Drivers taking different actions depending on sleep state
Florian Fainelli
f.fainelli at gmail.com
Fri Jun 9 15:05:52 PDT 2017
On 06/09/2017 08:20 AM, Mason wrote:
> Hello,
>
> I read the "Sleep States" documentation:
> https://www.kernel.org/doc/Documentation/power/states.txt
>
> It mentions /sys/power/mem_sleep but I don't have that in 4.9
> # ll /sys/power/
> -rw-r--r-- 1 root root 4096 Jan 1 00:31 pm_async
> -rw-r--r-- 1 root root 4096 Jan 1 00:31 pm_freeze_timeout
> -rw-r--r-- 1 root root 4096 Jan 1 00:31 state
> -rw-r--r-- 1 root root 4096 Jan 1 00:31 wakeup_count
>
> # cat /sys/power/state
> freeze mem
>
> Currently my platform's "mem" is a true suspend-to-RAM trigger,
> where drivers are supposed to save their state (register values
> will be lost), then Linux hands control over to firmware which
> enables RAM self-refresh and powers the chip down. When the system
> resumes, drivers restore their state from their copy in memory.
>
> One driver is responsible for loading/unloading microcode running
> on the DSPs. This operation is required only when powering down
> the chip, but it should be avoided for "low-latency" sleeps.
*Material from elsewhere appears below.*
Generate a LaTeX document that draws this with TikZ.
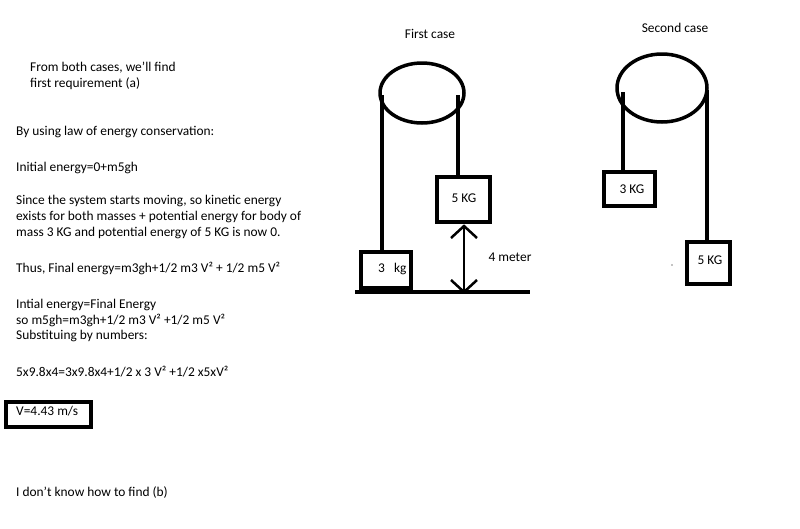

Yes, makes sense, the STB SoCs I work with have similar requirements,
and we could benefit from being able to skip/bypass re-initialization
while entering/leaving S2 for instance.
>
> The problem is that, if I understand correctly, drivers have no way
> of knowing which sleep state is being entered/exited?
>
> How can I have the microcode driver take different decisions
> based on the sleep state?
Ideally, pm_message_t could have reflected the system suspend/resume
state you are entering/leaving, but that does not appear to be the case
(unlike say, PCI).
I am not sure why that's not the case, but since most platform drivers
use the "SIMPLE_DEV_PM_OPS" if we were to actually make pm_message_t
reflect the system sleep state (PM_SUSPEND_STANDBY, PM_SUSPEND_MEM etc.)